Soins aux personnes âgées: urgence d’agir pour le respect de leurs droits
- UdeMNouvelles
Le 21 mars 2024
- Béatrice St-Cyr-Leroux
Un nouveau rapport auquel une professeure de l’UdeM a participé dresse une liste de recommandations pour faire respecter les droits des personnes âgées vivant en centres de soins de longue durée.
«On fait la promotion de l’exercice, d’une saine alimentation, on tente par tous les moyens de prévenir les maladies. Mais quand on y arrive, et donc qu’on parvient à vivre vieux, pour toute récompense, on finit souvent par recevoir des soins inadéquats ou par être négligé. Il y a quelque chose d’ironique, voire d’hypocrite, dans cette mentalité.»
Voilà qui résume bien la situation actuelle dans les établissements de soins de longue durée au Canada, aux yeux d’Anne Bourbonnais, professeure à la Faculté des sciences infirmières de l’Université de Montréal et chercheuse au Centre de recherche de l’Institut universitaire de gériatrie de Montréal.
Titulaire de la Chaire de recherche du Canada en soins aux personnes âgées et de la Chaire de recherche en soins infirmiers à la personne âgée et à la famille, la professeure a récemment participé à la rédaction d’un rapport pancanadien sur les soins de longue durée.
Publié par la Société royale du Canada à l’intention des décideurs politiques, ce document formule des recommandations basées sur des résultats probants pour améliorer ce type de soins, à la suite de la pandémie de COVID-19.
Parmi celles-ci, on trouve notamment l’accès à des fonds suffisants pour garantir les soins nécessaires, l’implantation de stratégies pour soutenir la main-d’œuvre et éliminer la discrimination systémique, la mise en place de systèmes de données efficaces et une reddition de comptes provinciale.
Une question d’humanité
Pour Anne Bourbonnais – seule coautrice du rapport venant du Québec –, le respect des droits de la personne et une main-d’œuvre bien soutenue et formée sont au cœur des besoins en matière de soins de longue durée.
«Les gens âgés subissent énormément de discrimination dans les sociétés occidentales, incluant le Canada, en partie en raison d’un âgisme non reconnu, déplore-t-elle. Les soins pour cette frange de la population ne sont pas valorisés et les gouvernements n’accordent pas les ressources nécessaires. De sorte qu’ils ne sont pas toujours considérés et traités comme des êtres humains à part entière, conformément à la Charte canadienne des droits et libertés et à la Déclaration universelle des droits de l’homme. Et ce ne sont pas les résidantes et résidants des établissements de soins de longue durée qui sont généralement capables d’aller manifester pour faire valoir leurs droits.»

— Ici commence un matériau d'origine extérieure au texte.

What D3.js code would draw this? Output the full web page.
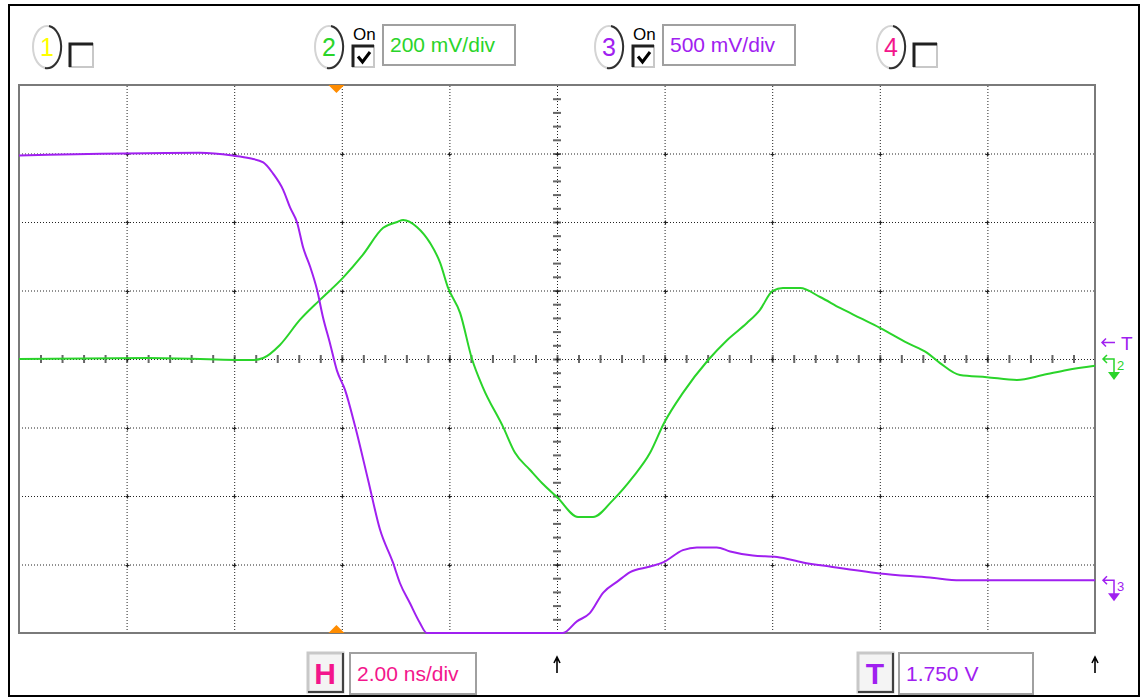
<!DOCTYPE html>
<html>
<head>
<meta charset="utf-8">
<script src="https://cdn.jsdelivr.net/npm/d3@7/dist/d3.min.js"></script>
<style>
body { margin: 0; background: #fff; }
svg { display: block; font-family: "Liberation Sans", Arial, sans-serif; }
.grid line { stroke: #222; stroke-dasharray: 1,2; }
.minor line { stroke: #666; stroke-width: 2; }
</style>
</head>
<body>
<svg id="scope" width="1141" height="698"></svg>
<script>
// channel 2 trace: time (ns) / voltage (mV), 200 mV/div, ground at centre
var ch2Time = [-10.0, -7.6, -5.67, -5.46, -5.15, -4.78, -4.41, -3.98, -3.61, -3.23, -2.97, -2.86, -2.60, -2.36, -2.17, -2.03, -1.80, -1.58, -1.38, -1.00, -0.78, -0.50, -0.28, 0.00, 0.39, 0.67, 1.04, 1.41, 1.73, 1.99, 2.34, 2.81, 3.16, 3.53, 3.77, 4.01, 4.20, 4.52, 4.89, 5.26, 5.63, 6.00, 6.51, 6.88, 7.12, 7.49, 7.99, 8.55, 9.03, 9.48, 10.0];
var ch2mV = [0, 3, -3, 3, 41, 114, 172, 237, 304, 383, 400, 406, 385, 339, 280, 210, 134, 0, -82, -199, -274, -324, -362, -403, -461, -461, -412, -345, -274, -187, -99, -3, 55, 105, 143, 199, 207, 207, 181, 149, 120, 91, 47, 18, -12, -47, -53, -61, -47, -32, -20];

// channel 3 trace: time (ns) / voltage (V), 500 mV/div, ground 3.23 div below centre
var ch3Time = [-10.0, -6.64, -6.03, -5.71, -5.46, -5.28, -5.09, -4.96, -4.83, -4.72, -4.59, -4.46, -4.35, -4.22, -4.09, -3.94, -3.75, -3.51, -3.29, -3.05, -2.92, -2.73, -2.55, -2.42, 0.11, 0.37, 0.61, 0.86, 1.12, 1.36, 1.73, 1.97, 2.34, 2.60, 2.97, 3.22, 3.64, 4.09, 4.57, 5.07, 6.00, 6.93, 7.49, 10.0];
var ch3V = [3.10, 3.12, 3.10, 3.08, 3.05, 2.97, 2.85, 2.72, 2.61, 2.43, 2.29, 2.12, 1.92, 1.73, 1.53, 1.39, 1.12, 0.73, 0.37, 0.13, -0.02, -0.17, -0.31, -0.39, -0.39, -0.30, -0.24, -0.09, -0.01, 0.06, 0.10, 0.13, 0.22, 0.24, 0.24, 0.21, 0.18, 0.17, 0.13, 0.10, 0.05, 0.02, 0.00, 0.00];

var channelNames = ["1", "2", "3", "4"];
var channelOn = [false, true, true, false];
var channelScaleText = ["", "200 mV/div", "500 mV/div", ""];
var channelColors = ["#ffff00", "#2ad42a", "#a020f0", "#f3168c"];
var ch2PerDiv = 200;   // mV
var ch3PerDiv = 0.5;   // V
var ch3OffsetDiv = -3.23;
var timebaseText = "2.00 ns/div";
var triggerText = "1.750 V";
var triggerLevel = 1.75;   // V on channel 3
var triggerTime = -4.1;    // ns

var svg = d3.select("#scope");
var plotLeft = 19, plotTop = 85, plotW = 1076, plotH = 548;

var x = d3.scaleLinear().domain([-10, 10]).range([plotLeft, plotLeft + plotW]);
var y = d3.scaleLinear().domain([-4, 4]).range([plotTop + plotH, plotTop]).clamp(true);

drawFrame();
drawGrid();
drawTraces();
drawMarkers();
drawChannelBar();
drawBottomBar();

function drawFrame() {
	svg.append("rect")
		.attr("x", 9).attr("y", 5)
		.attr("width", 1130).attr("height", 691)
		.attr("fill", "#fff").attr("stroke", "#000").attr("stroke-width", 2);
}

function drawGrid() {
	var g = svg.append("g");
	var majorX = d3.range(-8, 9, 2);
	var majorY = d3.range(-3, 4, 1);

	g.append("g").attr("class", "grid")
		.attr("transform", "translate(0," + (plotTop + plotH) + ")")
		.call(d3.axisBottom(x).tickValues(majorX).tickSize(-plotH).tickFormat(""))
		.call(function(a) { a.select(".domain").remove(); });

	g.append("g").attr("class", "grid")
		.attr("transform", "translate(" + plotLeft + ",0)")
		.call(d3.axisLeft(y).tickValues(majorY).tickSize(-plotW).tickFormat(""))
		.call(function(a) { a.select(".domain").remove(); });

	// minor ticks on the centre cross
	var minorX = d3.range(-9.6, 9.7, 0.4);
	var minorY = d3.range(-3.8, 3.9, 0.2);
	g.append("g").attr("class", "minor")
		.attr("transform", "translate(0," + (y(0) + 4) + ")")
		.call(d3.axisTop(x).tickValues(minorX).tickSize(8).tickFormat(""))
		.call(function(a) { a.select(".domain").remove(); });
	g.append("g").attr("class", "minor")
		.attr("transform", "translate(" + (x(0) + 4) + ",0)")
		.call(d3.axisLeft(y).tickValues(minorY).tickSize(8).tickFormat(""))
		.call(function(a) { a.select(".domain").remove(); });

	// darker dots at grid crossings
	g.selectAll("path.cross")
		.data(d3.cross(majorX, majorY))
		.enter().append("path")
		.attr("d", function(d) {
			var cx = Math.round(x(d[0])) + 0.5, cy = Math.round(y(d[1])) + 0.5;
			return "M" + (cx - 2) + "," + cy + "H" + (cx + 2) + "M" + cx + "," + (cy - 2) + "V" + (cy + 2);
		})
		.attr("stroke", "#222").attr("stroke-width", 1.2);

	g.append("rect")
		.attr("x", plotLeft).attr("y", plotTop)
		.attr("width", plotW).attr("height", plotH)
		.attr("fill", "none").attr("stroke", "#7a7a7a").attr("stroke-width", 2);
}

function drawTraces() {
	var line = d3.line()
		.x(function(d) { return x(d[0]); })
		.y(function(d) { return y(d[1]); })
		.curve(d3.curveMonotoneX);

	var ch2 = d3.zip(ch2Time, ch2mV.map(function(v) { return v / ch2PerDiv; }));
	var ch3 = d3.zip(ch3Time, ch3V.map(function(v) { return v / ch3PerDiv + ch3OffsetDiv; }));

	svg.append("path").datum(ch2).attr("d", line)
		.attr("fill", "none").attr("stroke", channelColors[1]).attr("stroke-width", 2);
	svg.append("path").datum(ch3).attr("d", line)
		.attr("fill", "none").attr("stroke", channelColors[2]).attr("stroke-width", 2);
}

function drawMarkers() {
	// trigger position triangles
	var tx = x(triggerTime);
	var bottom = plotTop + plotH;
	svg.append("path")
		.attr("d", "M" + (tx - 8) + "," + plotTop + "L" + (tx + 8) + "," + plotTop + "L" + tx + "," + (plotTop + 8) + "Z")
		.attr("fill", "#ff8c00");
	svg.append("path")
		.attr("d", "M" + (tx - 8) + "," + bottom + "L" + (tx + 8) + "," + bottom + "L" + tx + "," + (bottom - 8) + "Z")
		.attr("fill", "#ff8c00");

	// trigger level on the right
	var ty = y(triggerLevel / ch3PerDiv + ch3OffsetDiv) + 2;
	var rx = plotLeft + plotW + 7;
	svg.append("path")
		.attr("d", "M" + rx + "," + ty + "H" + (rx + 13) + "M" + (rx + 4) + "," + (ty - 4) + "L" + rx + "," + ty + "L" + (rx + 4) + "," + (ty + 4))
		.attr("fill", "none").attr("stroke", channelColors[2]).attr("stroke-width", 1.5);
	svg.append("text").attr("x", rx + 19).attr("y", ty + 7)
		.attr("font-size", 19).attr("fill", channelColors[2]).text("T");

	groundMarker(y(0), channelColors[1], "2");
	groundMarker(y(ch3OffsetDiv), channelColors[2], "3");

	// time reference arrows below the plot
	[0, 10].forEach(function(t) {
		var ax = Math.round(x(t));
		svg.append("path")
			.attr("d", "M" + ax + ",673V659M" + (ax - 3) + ",663L" + ax + ",657L" + (ax + 3) + ",663")
			.attr("fill", "none").attr("stroke", "#000").attr("stroke-width", 1.6);
	});
}

function groundMarker(gy, color, label) {
	var mx = plotLeft + plotW + 8;
	var g = svg.append("g");
	g.append("path")
		.attr("d", "M" + mx + "," + gy + "H" + (mx + 11) + "V" + (gy + 14) + "M" + (mx + 4) + "," + (gy - 4) + "L" + mx + "," + gy + "L" + (mx + 4) + "," + (gy + 4))
		.attr("fill", "none").attr("stroke", color).attr("stroke-width", 1.5);
	g.append("path")
		.attr("d", "M" + (mx + 5) + "," + (gy + 13) + "H" + (mx + 17) + "L" + (mx + 11) + "," + (gy + 21) + "Z")
		.attr("fill", color);
	g.append("text").attr("x", mx + 14).attr("y", gy + 11)
		.attr("font-size", 13).attr("fill", color).text(label);
}

function roundButton(cx, cy, label, color) {
	svg.append("ellipse").attr("cx", cx).attr("cy", cy).attr("rx", 14).attr("ry", 21)
		.attr("fill", "#fff").attr("stroke", "#d4d4d4").attr("stroke-width", 2);
	svg.append("path")
		.attr("d", "M" + (cx + 2) + "," + (cy - 21) + "A14,21 0 0 1 " + (cx - 2) + "," + (cy + 21))
		.attr("fill", "none").attr("stroke", "#303030").attr("stroke-width", 2);
	svg.append("text").attr("x", cx).attr("y", cy + 9)
		.attr("text-anchor", "middle").attr("font-size", 25)
		.attr("fill", color).text(label);
}

function checkBox(bx, by, size, checked) {
	svg.append("rect").attr("x", bx).attr("y", by).attr("width", size).attr("height", size)
		.attr("fill", "#fff").attr("stroke", "#c8c8c8").attr("stroke-width", 2);
	svg.append("path")
		.attr("d", "M" + bx + "," + (by + size) + "V" + by + "H" + (bx + size))
		.attr("fill", "none").attr("stroke", "#202020").attr("stroke-width", 3);
	if (checked) {
		svg.append("path")
			.attr("d", "M" + (bx + 5) + "," + (by + size / 2) + "L" + (bx + size / 2 - 1) + "," + (by + size - 5) + "L" + (bx + size - 4) + "," + (by + 6))
			.attr("fill", "none").attr("stroke", "#000").attr("stroke-width", 3);
	}
}

function valueBox(bx, by, w, h, txt, color) {
	svg.append("rect").attr("x", bx).attr("y", by).attr("width", w).attr("height", h)
		.attr("fill", "#fff").attr("stroke", "#a0a0a0").attr("stroke-width", 2);
	svg.append("text").attr("x", bx + 7).attr("y", by + h / 2 + 7)
		.attr("font-size", 21).attr("fill", color).text(txt);
}

function drawChannelBar() {
	var btnX = [47, 329, 609, 891];
	for (var i = 0; i < channelNames.length; i++) {
		roundButton(btnX[i], 47, channelNames[i], channelColors[i]);
		if (channelOn[i]) {
			svg.append("text").attr("x", btnX[i] + 24).attr("y", 40)
				.attr("font-size", 17).attr("fill", "#000").text("On");
			checkBox(btnX[i] + 24, 46, 21, true);
			valueBox(btnX[i] + 54, 25, 132, 40, channelScaleText[i], channelColors[i]);
		} else {
			checkBox(btnX[i] + 23, 44, 23, false);
		}
	}
}

function squareButton(bx, by, label, color) {
	svg.append("rect").attr("x", bx).attr("y", by).attr("width", 35).attr("height", 39)
		.attr("fill", "#f4f4f4").attr("stroke", "#c8c8c8").attr("stroke-width", 3);
	svg.append("path")
		.attr("d", "M" + (bx + 35) + "," + by + "V" + (by + 39) + "H" + bx)
		.attr("fill", "none").attr("stroke", "#404040").attr("stroke-width", 2);
	svg.append("text").attr("x", bx + 17).attr("y", by + 31)
		.attr("text-anchor", "middle").attr("font-size", 30).attr("font-weight", "bold")
		.attr("fill", color).text(label);
}

function drawBottomBar() {
	squareButton(308, 653, "H", channelColors[3]);
	valueBox(350, 653, 126, 41, timebaseText, channelColors[3]);
	squareButton(858, 653, "T", channelColors[2]);
	valueBox(899, 653, 134, 41, triggerText, channelColors[2]);
}
</script>
</body>
</html>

La chercheuse ajoute que cette discrimination est non seulement fondée sur l’âge, mais aussi sur le genre, puisque les femmes sont surreprésentées dans ces milieux de soins en raison de leur plus grande espérance de vie que les hommes.

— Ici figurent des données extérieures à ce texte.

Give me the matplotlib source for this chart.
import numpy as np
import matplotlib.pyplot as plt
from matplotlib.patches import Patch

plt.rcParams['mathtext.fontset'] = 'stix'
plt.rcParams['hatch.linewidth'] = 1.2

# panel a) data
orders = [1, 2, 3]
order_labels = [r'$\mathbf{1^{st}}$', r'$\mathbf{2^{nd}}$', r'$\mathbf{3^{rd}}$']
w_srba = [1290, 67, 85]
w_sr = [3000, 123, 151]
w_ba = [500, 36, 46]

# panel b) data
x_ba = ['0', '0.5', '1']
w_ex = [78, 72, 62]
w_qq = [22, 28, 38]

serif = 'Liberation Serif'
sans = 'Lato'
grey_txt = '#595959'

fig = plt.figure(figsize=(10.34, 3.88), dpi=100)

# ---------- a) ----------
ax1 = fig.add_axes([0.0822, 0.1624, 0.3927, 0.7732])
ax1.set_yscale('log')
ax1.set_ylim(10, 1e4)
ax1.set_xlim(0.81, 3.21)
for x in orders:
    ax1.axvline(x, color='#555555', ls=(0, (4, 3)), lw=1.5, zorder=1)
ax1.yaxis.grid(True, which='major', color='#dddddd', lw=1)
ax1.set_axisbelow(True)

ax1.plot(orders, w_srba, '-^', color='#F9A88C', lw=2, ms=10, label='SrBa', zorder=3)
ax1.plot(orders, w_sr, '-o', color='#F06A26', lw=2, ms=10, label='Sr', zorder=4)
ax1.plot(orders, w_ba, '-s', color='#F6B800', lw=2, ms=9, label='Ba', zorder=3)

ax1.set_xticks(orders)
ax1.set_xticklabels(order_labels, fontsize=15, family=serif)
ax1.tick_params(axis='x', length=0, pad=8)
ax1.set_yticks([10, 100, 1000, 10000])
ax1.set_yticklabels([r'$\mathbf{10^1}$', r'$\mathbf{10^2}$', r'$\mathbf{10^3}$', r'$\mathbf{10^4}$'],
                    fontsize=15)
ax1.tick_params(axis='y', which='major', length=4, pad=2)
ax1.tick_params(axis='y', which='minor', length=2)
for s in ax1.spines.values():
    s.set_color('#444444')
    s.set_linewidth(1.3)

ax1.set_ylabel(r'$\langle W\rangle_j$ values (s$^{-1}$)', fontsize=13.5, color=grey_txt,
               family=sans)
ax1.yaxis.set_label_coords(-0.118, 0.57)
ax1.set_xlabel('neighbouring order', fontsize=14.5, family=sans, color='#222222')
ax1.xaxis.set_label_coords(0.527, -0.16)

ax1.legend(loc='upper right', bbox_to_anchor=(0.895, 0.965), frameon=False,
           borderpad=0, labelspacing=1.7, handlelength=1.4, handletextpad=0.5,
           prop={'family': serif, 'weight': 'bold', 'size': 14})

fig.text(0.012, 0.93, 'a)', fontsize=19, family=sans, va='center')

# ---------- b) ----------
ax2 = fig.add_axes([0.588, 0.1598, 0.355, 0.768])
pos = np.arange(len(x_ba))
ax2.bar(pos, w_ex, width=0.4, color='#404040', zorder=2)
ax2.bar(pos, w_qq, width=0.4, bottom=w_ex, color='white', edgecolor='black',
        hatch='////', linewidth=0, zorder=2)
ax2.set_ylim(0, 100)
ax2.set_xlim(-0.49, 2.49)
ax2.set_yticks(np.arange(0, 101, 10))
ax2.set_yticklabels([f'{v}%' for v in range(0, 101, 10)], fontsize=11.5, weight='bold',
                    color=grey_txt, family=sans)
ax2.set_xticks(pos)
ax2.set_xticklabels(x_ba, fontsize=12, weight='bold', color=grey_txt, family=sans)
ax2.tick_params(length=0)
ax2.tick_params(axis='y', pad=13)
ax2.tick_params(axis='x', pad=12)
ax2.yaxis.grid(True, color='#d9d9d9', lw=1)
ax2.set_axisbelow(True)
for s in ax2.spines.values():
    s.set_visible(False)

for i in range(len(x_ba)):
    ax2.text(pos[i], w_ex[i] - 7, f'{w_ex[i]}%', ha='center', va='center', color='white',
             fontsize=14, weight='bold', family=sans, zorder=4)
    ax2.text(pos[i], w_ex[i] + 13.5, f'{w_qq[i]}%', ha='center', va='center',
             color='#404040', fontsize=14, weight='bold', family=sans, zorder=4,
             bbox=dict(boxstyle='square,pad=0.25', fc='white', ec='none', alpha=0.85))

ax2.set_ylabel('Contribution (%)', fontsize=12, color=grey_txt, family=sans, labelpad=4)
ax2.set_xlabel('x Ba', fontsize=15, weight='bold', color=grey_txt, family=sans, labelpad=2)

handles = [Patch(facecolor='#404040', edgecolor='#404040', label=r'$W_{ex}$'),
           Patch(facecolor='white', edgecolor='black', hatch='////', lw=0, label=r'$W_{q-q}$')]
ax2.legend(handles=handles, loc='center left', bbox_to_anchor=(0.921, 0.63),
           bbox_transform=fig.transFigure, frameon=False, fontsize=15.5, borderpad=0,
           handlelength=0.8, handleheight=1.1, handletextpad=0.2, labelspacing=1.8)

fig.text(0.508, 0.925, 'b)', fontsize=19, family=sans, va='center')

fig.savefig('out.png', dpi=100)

En outre, au Canada, la majorité des personnes qui s’occupent de ces résidantes âgées sont également des femmes, souvent immigrantes ou réfugiées. «En plus de ne pas toujours avoir des conditions de travail adéquates, souvent elles ne sont pas suffisamment formées pour répondre à des besoins en soins de plus en plus complexes. C’est déconcertant de constater que ce sont les gens les moins soutenus qui s’occupent des personnes les plus vulnérables», critique Anne Bourbonnais.
Un besoin grandissant
On le répète à outrance, la population canadienne – comme la population québécoise – est vieillissante, et les individus vivent plus longtemps. Selon les projections, le nombre de personnes souffrant d’un trouble neurocognitif au Canada augmentera de 187 % d’ici 30 ans.

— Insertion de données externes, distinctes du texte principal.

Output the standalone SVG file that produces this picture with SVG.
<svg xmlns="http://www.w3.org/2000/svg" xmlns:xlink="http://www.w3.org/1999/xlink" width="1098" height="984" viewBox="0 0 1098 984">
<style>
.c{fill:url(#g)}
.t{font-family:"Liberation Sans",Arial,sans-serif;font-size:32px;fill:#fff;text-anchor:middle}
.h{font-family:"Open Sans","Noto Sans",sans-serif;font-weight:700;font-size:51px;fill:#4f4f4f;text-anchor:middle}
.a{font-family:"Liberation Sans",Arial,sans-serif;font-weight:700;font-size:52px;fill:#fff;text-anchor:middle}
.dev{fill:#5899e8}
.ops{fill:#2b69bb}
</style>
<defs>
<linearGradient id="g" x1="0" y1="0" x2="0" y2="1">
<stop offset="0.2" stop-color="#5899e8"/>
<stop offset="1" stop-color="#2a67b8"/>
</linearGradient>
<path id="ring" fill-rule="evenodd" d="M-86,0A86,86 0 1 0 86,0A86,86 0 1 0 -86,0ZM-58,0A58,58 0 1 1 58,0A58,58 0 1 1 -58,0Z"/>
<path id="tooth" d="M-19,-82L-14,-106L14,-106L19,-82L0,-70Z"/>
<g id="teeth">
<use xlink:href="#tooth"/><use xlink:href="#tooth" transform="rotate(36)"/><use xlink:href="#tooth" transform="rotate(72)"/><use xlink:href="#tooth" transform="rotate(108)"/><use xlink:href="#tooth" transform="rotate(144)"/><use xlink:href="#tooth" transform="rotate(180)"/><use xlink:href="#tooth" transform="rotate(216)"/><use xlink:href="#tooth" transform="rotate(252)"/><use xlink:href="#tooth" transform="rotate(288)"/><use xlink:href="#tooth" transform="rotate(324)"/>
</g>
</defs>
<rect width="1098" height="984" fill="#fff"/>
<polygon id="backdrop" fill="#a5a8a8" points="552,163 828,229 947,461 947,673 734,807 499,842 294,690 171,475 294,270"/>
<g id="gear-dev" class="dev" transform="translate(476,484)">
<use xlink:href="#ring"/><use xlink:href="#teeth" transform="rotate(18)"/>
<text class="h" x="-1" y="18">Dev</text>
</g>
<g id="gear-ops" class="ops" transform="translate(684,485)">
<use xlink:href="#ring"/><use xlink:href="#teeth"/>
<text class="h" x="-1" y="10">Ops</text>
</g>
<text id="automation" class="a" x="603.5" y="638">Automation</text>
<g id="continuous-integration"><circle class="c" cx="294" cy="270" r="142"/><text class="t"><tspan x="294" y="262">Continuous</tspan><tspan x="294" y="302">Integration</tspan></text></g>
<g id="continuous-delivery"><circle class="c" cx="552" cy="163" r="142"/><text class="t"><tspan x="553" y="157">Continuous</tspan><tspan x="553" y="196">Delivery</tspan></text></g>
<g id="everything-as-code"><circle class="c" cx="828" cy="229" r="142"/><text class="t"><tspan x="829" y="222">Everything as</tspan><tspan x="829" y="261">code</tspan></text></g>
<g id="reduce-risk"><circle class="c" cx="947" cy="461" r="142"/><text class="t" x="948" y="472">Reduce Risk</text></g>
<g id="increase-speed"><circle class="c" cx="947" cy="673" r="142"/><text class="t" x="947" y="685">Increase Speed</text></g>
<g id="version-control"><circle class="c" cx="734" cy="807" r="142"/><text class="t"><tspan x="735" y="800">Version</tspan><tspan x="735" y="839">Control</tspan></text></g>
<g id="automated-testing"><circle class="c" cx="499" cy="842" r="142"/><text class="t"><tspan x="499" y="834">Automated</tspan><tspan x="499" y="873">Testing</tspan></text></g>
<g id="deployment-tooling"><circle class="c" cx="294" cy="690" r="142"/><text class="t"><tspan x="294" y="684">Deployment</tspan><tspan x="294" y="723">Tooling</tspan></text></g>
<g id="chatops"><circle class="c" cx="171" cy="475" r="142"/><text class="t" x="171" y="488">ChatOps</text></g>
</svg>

«Les troubles cognitifs demandent une expertise poussée. On ne peut pas penser un système de santé qui s’appuie exclusivement sur les soins à domicile, qui sont et seront insuffisants», affirme la professeure.
À ce chapitre, elle rappelle que les soins à domicile reposent sur le soutien des proches aidants. Or, le portrait des familles a changé. La famille nucléaire composée de plusieurs enfants pour deux parents existe moins. Maintenant, il est fréquent de voir un seul enfant avec des parents, des beaux-parents et des grands-parents.
«Au Québec, on parle beaucoup de l’aide médicale à mourir, de mourir dans la dignité. Avant de mourir, ce serait bien d’avoir une qualité de vie. En ce moment, s’il y avait une autre pandémie, on ne réagirait pas vraiment mieux qu’en 2020 pour ce qui est des soins de longue durée. C’est très triste de penser que tous ces gens sont morts ou ont souffert et que nous ne serons pas vraiment plus prêts tant que ne seront pas appliquées, entre autres, les recommandations que nous formulons dans ce rapport», constate Anne Bourbonnais.